Wednesday, December 08, 2010

Nothing Profound

I know that I no longer post regularily, so when I do, it would only make sense that I have something important to say, right?
Wrong.

I was just pondering something for a while that I wanted to jot down.
The reason I think that people come to dislike one another (from the best of friends to new lovers) is their own fault. When we meet someone, based on what they first say and how they first act, we automatically generate a first impression of them. Even if the whole time in our heads we're thinking, "that came out wrong, but I'm not going to hold it against them because they probably meant something less [insert slightly negative word here]," we're still unknowingly evaluating them to our subconscious standards.
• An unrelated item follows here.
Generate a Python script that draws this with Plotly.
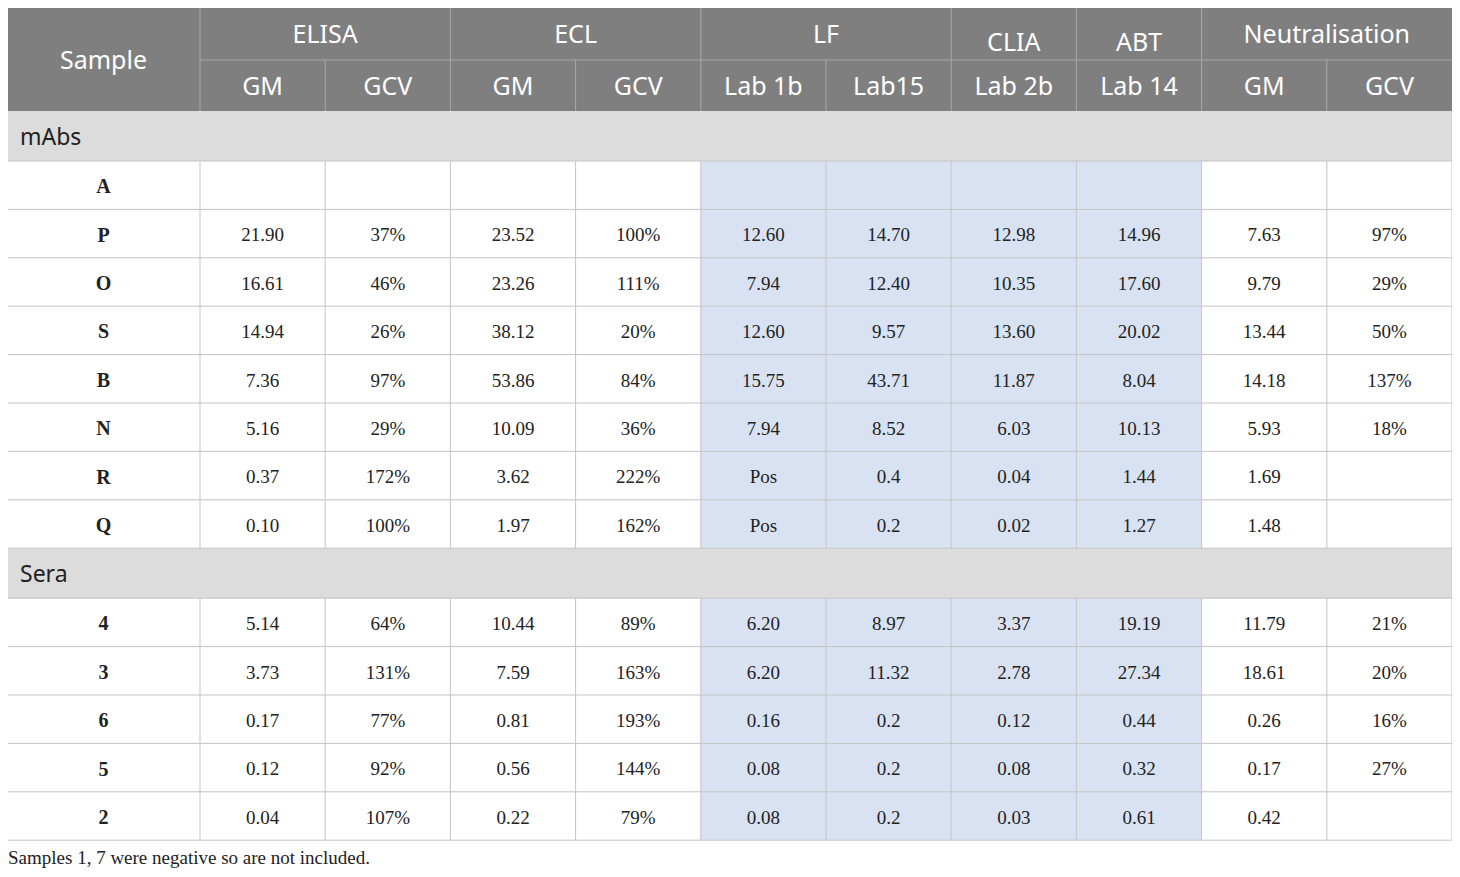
import plotly.graph_objects as go

# ---------------- data ----------------
groups = ["ELISA", "ECL", "LF", "CLIA", "ABT", "Neutralisation"]
group_spans = [2, 2, 2, 1, 1, 2]
sub_headers = ["GM", "GCV", "GM", "GCV", "Lab 1b", "Lab15", "Lab 2b", "Lab 14", "GM", "GCV"]

section_mabs = "mAbs"
samples_mabs = ["A", "P", "O", "S", "B", "N", "R", "Q"]
section_sera = "Sera"
samples_sera = ["4", "3", "6", "5", "2"]

elisa_gm = ["", "21.90", "16.61", "14.94", "7.36", "5.16", "0.37", "0.10",
            "5.14", "3.73", "0.17", "0.12", "0.04"]
elisa_gcv = ["", "37%", "46%", "26%", "97%", "29%", "172%", "100%",
             "64%", "131%", "77%", "92%", "107%"]
ecl_gm = ["", "23.52", "23.26", "38.12", "53.86", "10.09", "3.62", "1.97",
          "10.44", "7.59", "0.81", "0.56", "0.22"]
ecl_gcv = ["", "100%", "111%", "20%", "84%", "36%", "222%", "162%",
           "89%", "163%", "193%", "144%", "79%"]
lf_lab1b = ["", "12.60", "7.94", "12.60", "15.75", "7.94", "Pos", "Pos",
            "6.20", "6.20", "0.16", "0.08", "0.08"]
lf_lab15 = ["", "14.70", "12.40", "9.57", "43.71", "8.52", "0.4", "0.2",
            "8.97", "11.32", "0.2", "0.2", "0.2"]
clia_lab2b = ["", "12.98", "10.35", "13.60", "11.87", "6.03", "0.04", "0.02",
              "3.37", "2.78", "0.12", "0.08", "0.03"]
abt_lab14 = ["", "14.96", "17.60", "20.02", "8.04", "10.13", "1.44", "1.27",
             "19.19", "27.34", "0.44", "0.32", "0.61"]
neut_gm = ["", "7.63", "9.79", "13.44", "14.18", "5.93", "1.69", "1.48",
           "11.79", "18.61", "0.26", "0.17", "0.42"]
neut_gcv = ["", "97%", "29%", "50%", "137%", "18%", "", "",
            "21%", "20%", "16%", "27%", ""]

footnote = "Samples 1, 7 were negative so are not included."

columns = [elisa_gm, elisa_gcv, ecl_gm, ecl_gcv, lf_lab1b, lf_lab15,
           clia_lab2b, abt_lab14, neut_gm, neut_gcv]
highlight_cols = [4, 5, 6, 7]  # LF, CLIA, ABT columns shaded blue

# ---------------- layout constants ----------------
W, H = 1460, 877
PAGE_OFF = 8   # body margin of the page
X0 = 7
first_w = 193
col_w = 125.2
TOP = 8
HDR1, HDR2 = 52, 51
SEC_H = 50
ROW_H = 48.4
TXT_DY = 3

HEADER_BG = "#7f7f7f"
SECTION_BG = "#dcdcdc"
BLUE_BG = "#d9e2f3"
GRID = "#c4c4c4"
HDR_LINE = "#a8a8a8"

col_edges = [X0, X0 + first_w]
for i in range(len(sub_headers)):
    col_edges.append(col_edges[-1] + col_w)
X1 = col_edges[-1]
col_centers = [(col_edges[i] + col_edges[i + 1]) / 2 for i in range(len(col_edges) - 1)]

rows = [("section", section_mabs, None)]
di = 0
for s in samples_mabs:
    rows.append(("data", s, di)); di += 1
rows.append(("section", section_sera, None))
for s in samples_sera:
    rows.append(("data", s, di)); di += 1

y = TOP + HDR1 + HDR2
row_bounds = []
for kind, label, idx in rows:
    h = SEC_H if kind == "section" else ROW_H
    row_bounds.append((y, y + h))
    y += h
BOTTOM = y

shapes = []
def rect(x0, y0, x1, y1, color):
    shapes.append(dict(type="rect", xref="x", yref="y", x0=x0, x1=x1, y0=y0, y1=y1,
                       fillcolor=color, line=dict(width=0), layer="below"))
def line(x0, y0, x1, y1, color, w=1):
    shapes.append(dict(type="line", xref="x", yref="y", x0=x0, x1=x1, y0=y0, y1=y1,
                       line=dict(color=color, width=w), layer="above"))

# header
rect(X0, TOP, X1, TOP + HDR1 + HDR2, HEADER_BG)
ci = 0
group_centers = []
for g, span in zip(groups, group_spans):
    gx0 = col_edges[1 + ci]
    gx1 = col_edges[1 + ci + span]
    group_centers.append((gx0 + gx1) / 2)
    line(gx0, TOP, gx0, TOP + HDR1, HDR_LINE)
    ci += span
line(col_edges[1], TOP + HDR1, X1, TOP + HDR1, HDR_LINE)
for e in col_edges[1:-1]:
    line(e, TOP + HDR1, e, TOP + HDR1 + HDR2, HDR_LINE)

# body
for (kind, label, idx), (y0, y1) in zip(rows, row_bounds):
    if kind == "section":
        rect(X0, y0, X1, y1, SECTION_BG)
    else:
        for c in highlight_cols:
            rect(col_edges[c + 1], y0, col_edges[c + 2], y1, BLUE_BG)
        for e in col_edges[1:-1]:
            line(e, y0, e, y1, GRID)
    line(X0, y1, X1, y1, GRID)
line(X0, TOP + HDR1 + HDR2, X0, BOTTOM, GRID)
line(X1, TOP + HDR1 + HDR2, X1, BOTTOM, GRID)

fig = go.Figure()

hdr_font = dict(family="Noto Sans", size=25, color="white")
group_y = [37 if s > 1 else 45 for s in group_spans]
fig.add_trace(go.Scatter(x=group_centers, y=group_y, mode="text", text=groups,
                         textfont=hdr_font, hoverinfo="skip", showlegend=False))
fig.add_trace(go.Scatter(x=col_centers[1:], y=[TOP + HDR1 + HDR2 / 2 + 3] * len(sub_headers),
                         mode="text", text=sub_headers, textfont=hdr_font,
                         hoverinfo="skip", showlegend=False))
fig.add_trace(go.Scatter(x=[col_centers[0]], y=[TOP + (HDR1 + HDR2) / 2 + 3], mode="text",
                         text=["Sample"], textfont=hdr_font, hoverinfo="skip", showlegend=False))

sec_x, sec_y, sec_t = [], [], []
lab_x, lab_y, lab_t = [], [], []
cell_x, cell_y, cell_t = [], [], []
for (kind, label, idx), (y0, y1) in zip(rows, row_bounds):
    yc = (y0 + y1) / 2 + TXT_DY
    if kind == "section":
        sec_x.append(X0 + 13); sec_y.append(yc); sec_t.append(label)
    else:
        lab_x.append(col_centers[0]); lab_y.append(yc); lab_t.append(label)
        for c, col in enumerate(columns):
            cell_x.append(col_centers[c + 1]); cell_y.append(yc); cell_t.append(col[idx])

fig.add_trace(go.Scatter(x=sec_x, y=sec_y, mode="text", text=sec_t, textposition="middle right",
                         textfont=dict(family="Noto Sans", size=23, color="#222222"),
                         hoverinfo="skip", showlegend=False))
fig.add_trace(go.Scatter(x=lab_x, y=lab_y, mode="text", text=["<b>%s</b>" % t for t in lab_t],
                         textfont=dict(family="Liberation Serif", size=20, color="#222222"),
                         hoverinfo="skip", showlegend=False))
fig.add_trace(go.Scatter(x=cell_x, y=cell_y, mode="text", text=cell_t,
                         textfont=dict(family="Liberation Serif", size=19, color="#222222"),
                         hoverinfo="skip", showlegend=False))

fig.add_trace(go.Scatter(x=[X0 + 1], y=[BOTTOM + 19], mode="text", text=[footnote],
                         textposition="middle right", cliponaxis=False,
                         textfont=dict(family="Liberation Serif", size=19, color="#222222"),
                         hoverinfo="skip", showlegend=False))

fig.update_layout(
    width=W, height=H, margin=dict(l=0, r=0, t=0, b=0),
    paper_bgcolor="white", plot_bgcolor="white",
    xaxis=dict(range=[PAGE_OFF, W + PAGE_OFF], visible=False, fixedrange=True),
    yaxis=dict(range=[H + PAGE_OFF, PAGE_OFF], visible=False, fixedrange=True),
    shapes=shapes,
)

fig.write_html("out.html")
So, when these people do something that the mental patterns in our brains failed to predict (based on what [we thought] we knew about them), we get in a huff about how they're doing something "wrong". I don't think we're necessarily getting mad at them or what they did, we're getting mad at ourselves because we expected something else and we're redirecting that anger at them.
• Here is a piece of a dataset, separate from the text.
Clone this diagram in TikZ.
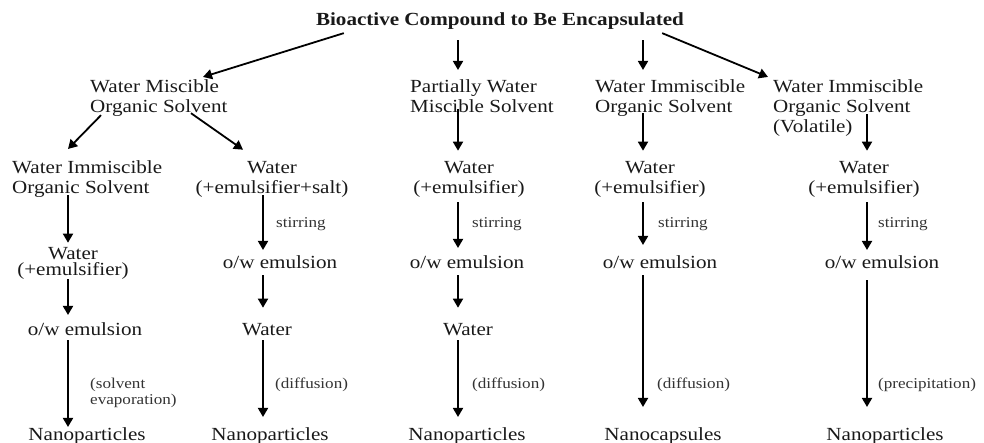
\documentclass[tikz,border=0pt]{standalone}
\usepackage{fontspec}
\setmainfont{Liberation Serif}[FakeStretch=1.14]
\usetikzlibrary{arrows.meta,calc}

\tikzset{
  lbl/.style={font=\fontsize{18.5}{20}\selectfont, inner sep=0pt, text=black!90},
  head/.style={lbl, font=\fontsize{18.5}{20}\selectfont\bfseries},
  sm/.style={font=\fontsize{15}{16}\selectfont, inner sep=0pt, text=black!80, anchor=base west, align=left},
  arr/.style={line width=1.8pt, -{Triangle[width=10pt,length=9pt]}}
}

\begin{document}
\begin{tikzpicture}[x=1pt,y=-1pt]
\useasboundingbox (0,0) rectangle (984,442);

% column positions of the vertical arrows
\coordinate (cA) at (68,0);
\coordinate (cB) at (263,0);
\coordinate (cC) at (458,0);
\coordinate (cD) at (643,0);
\coordinate (cE) at (867,0);

% title
\node[head, anchor=base] (title) at (500,25) {Bioactive Compound to Be Encapsulated};

% first level: solvents (base = baseline of the last line)
\node[lbl, anchor=base west, align=left] (r1a) at (90,112) {Water Miscible\\Organic Solvent};
\node[lbl, anchor=base west, align=left] (r1b) at (410,112) {Partially Water\\Miscible Solvent};
\node[lbl, anchor=base west, align=left] (r1c) at (595,112) {Water Immiscible\\Organic Solvent};
\node[lbl, anchor=base west, align=left] (r1d) at (773,132) {Water Immiscible\\Organic Solvent\\(Volatile)};

% second level
\node[lbl, anchor=base west, align=left] (r2a) at (12,193) {Water Immiscible\\Organic Solvent};
\node[lbl, anchor=base, align=center] (r2b) at (272,193) {Water\\(+emulsifier+salt)};
\node[lbl, anchor=base, align=center] (r2c) at (469,193) {Water\\(+emulsifier)};
\node[lbl, anchor=base, align=center] (r2d) at (650,193) {Water\\(+emulsifier)};
\node[lbl, anchor=base, align=center] (r2e) at (864,193) {Water\\(+emulsifier)};

% third level
\node[lbl, anchor=base, align=center, font=\fontsize{18.5}{16}\selectfont] (r3a) at (73,275) {Water\\(+emulsifier)};
\node[lbl, anchor=base] (r3b) at (280,268) {o/w emulsion};
\node[lbl, anchor=base] (r3c) at (467,268) {o/w emulsion};
\node[lbl, anchor=base] (r3d) at (660,268) {o/w emulsion};
\node[lbl, anchor=base] (r3e) at (882,268) {o/w emulsion};

% fourth level
\node[lbl, anchor=base] (r4a) at (85,335) {o/w emulsion};
\node[lbl, anchor=base] (r4b) at (267,335) {Water};
\node[lbl, anchor=base] (r4c) at (468,335) {Water};

% products
\node[lbl, anchor=base] (r5a) at (87,440) {Nanoparticles};
\node[lbl, anchor=base] (r5b) at (270,440) {Nanoparticles};
\node[lbl, anchor=base] (r5c) at (467,440) {Nanoparticles};
\node[lbl, anchor=base] (r5d) at (663,440) {Nanocapsules};
\node[lbl, anchor=base] (r5e) at (885,440) {Nanoparticles};

% process labels
\node[sm] (sB) at (276,227) {stirring};
\node[sm] (sC) at (472,227) {stirring};
\node[sm] (sD) at (658,227) {stirring};
\node[sm] (sE) at (878,227) {stirring};
\node[sm] (pA) at (90,404) {(solvent\\evaporation)};
\node[sm] (pB) at (275,388) {(diffusion)};
\node[sm] (pC) at (472,388) {(diffusion)};
\node[sm] (pD) at (657,388) {(diffusion)};
\node[sm] (pE) at (878,388) {(precipitation)};

% title to solvents
\draw[arr] ($(title.south west)+(28,4)$) -- ($(r1a.north west)+(113,-2)$);
\draw[arr] ($(title.south -| cC)+(0,11)$) -- ($(r1b.north -| cC)+(0,-9)$);
\draw[arr] ($(title.south -| cD)+(0,11)$) -- ($(r1c.north -| cD)+(0,-9)$);
\draw[arr] ($(title.south east)+(-22,4)$) -- ($(r1d.north west)+(-5,-2)$);

% solvents to aqueous phases
\draw[arr] ($(r1a.south west)+(11,-1)$) -- ($(r2a.north -| cA)+(0,-11)$);
\draw[arr] ($(r1a.south west)+(101,-3)$) -- ($(r2b.north)+(-29,-11)$);
\draw[arr] ($(r1b.south -| cC)+(0,-3)$) -- ($(r2c.north -| cC)+(0,-10)$);
\draw[arr] ($(r1c.south -| cD)+(0,-3)$) -- ($(r2d.north -| cD)+(0,-10)$);
\draw[arr] ($(r1d.south -| cE)+(0,-22)$) -- ($(r2e.north -| cE)+(0,-10)$);

% aqueous phases to emulsions
\draw[arr] ($(r2a.south -| cA)+(0,-2)$) -- ($(r3a.north -| cA)+(0,-4)$);
\draw[arr] ($(r2b.south -| cB)+(0,-2)$) -- ($(r3b.north -| cB)+(0,-5)$);
\draw[arr] ($(r2c.south -| cC)+(0,5)$) -- ($(r3c.north -| cC)+(0,-7)$);
\draw[arr] ($(r2d.south -| cD)+(0,5)$) -- ($(r3d.north -| cD)+(0,-10)$);
\draw[arr] ($(r2e.south -| cE)+(0,5)$) -- ($(r3e.north -| cE)+(0,-5)$);

% third to fourth level
\draw[arr] ($(r3a.south -| cA)+(0,0)$) -- ($(r4a.north -| cA)+(0,-7)$);
\draw[arr] ($(r3b.south -| cB)+(0,7)$) -- ($(r4b.north -| cB)+(0,-15)$);
\draw[arr] ($(r3c.south -| cC)+(0,7)$) -- ($(r4c.north -| cC)+(0,-15)$);
\draw[arr] ($(r3d.south -| cD)+(0,7)$) -- ($(r5d.north -| cD)+(0,-20)$);
\draw[arr] ($(r3e.south -| cE)+(0,12)$) -- ($(r5e.north -| cE)+(0,-20)$);

% fourth level to products
\draw[arr] ($(r4a.south -| cA)+(0,5)$) -- ($(r5a.north -| cA)+(0,0)$);
\draw[arr] ($(r4b.south -| cB)+(0,5)$) -- ($(r5b.north -| cB)+(0,-10)$);
\draw[arr] ($(r4c.south -| cC)+(0,5)$) -- ($(r5c.north -| cC)+(0,-10)$);
\end{tikzpicture}
\end{document}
However, undoubtedly, some of the time what they do probably was offensive and conflicting with our own moral beliefs. But if this is true, how come it makes it okay for some of your friends to say those things and act that way and others cannot? Based on their background and experiences, you could be making mental exceptions, but what about those people that make you angry because they said something even though in retrospect, you realize it would have been fine if anyone else said it?
If anything, the only person in this note that I am referencing is myself (since I am the only person I can speak for); but it's just a thought.